New Zealand now has a grand total of 0 (as in zero) tonnes of gold.
This total of zero tonnes hasn’t changed since we wrote about it back in 2009. However we couldn’t recall exactly when it was sold. Helpfully the Reserve Bank Museum tell us that:
“Most of the gold reserves were divested in the 1960s. The last remaining gold was sold in 1991.”
So not only did we sell more gold than our trans-Tasman cousins, we also managed to do it earlier! Although at least we may have gotten a slightly better price than they did in 1997 on the 1991 sale. (But only slightly).

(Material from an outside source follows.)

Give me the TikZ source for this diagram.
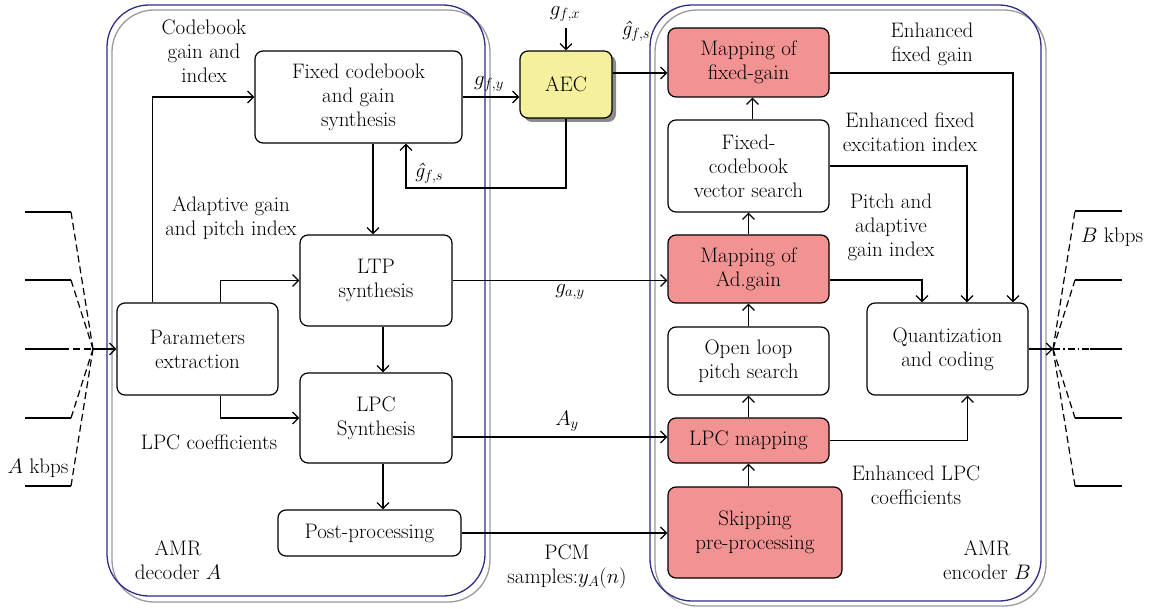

However we can’t say the same about the 1960’s sales. They took place when the US Dollar was still linked to gold at $35 per ounce. So the bulk that was sold in the 1960’s would have net just $35 per ounce at whatever the USD/NZD exchange rate was at the time.
The Epitome of Badly Timed Gold Sales
Check out the chart above though. Considering how much the gold price rose from 1970 to 1980 – peaking at over US$800 per ounce, the sale of the bulk of New Zealand’s gold in the 1960’s would have to rival “Brown’s Bottom” for the worst timed gold sale ever!
(Brown’s Bottom refers to the sale of the U.K.’s gold by Chancellor of the Exchequer (similar to our Minister of Finance role) Gordon Brown in 1999-2002. Pretty much at the lowest point for gold in 20 years and just as gold was about to start rising.)
But all is not lost – as there is an answer to the issue of New Zealand not having any gold reserves…
The Answer: Create Your Own Gold Standard
We don’t know what the future will hold. We don’t know what the monetary system will look like, but odds are that in the next decade it will have undergone some serious change.
There are a lot of technological changes going on currently but the only currency that has stood the test of time for Millenia, will likely still be around and of value (and likely more valuable than today) in 10 years.
So it seems like a good idea to create your own gold (and silver) standard. Become your own central bank and start your own gold (and silver) reserves.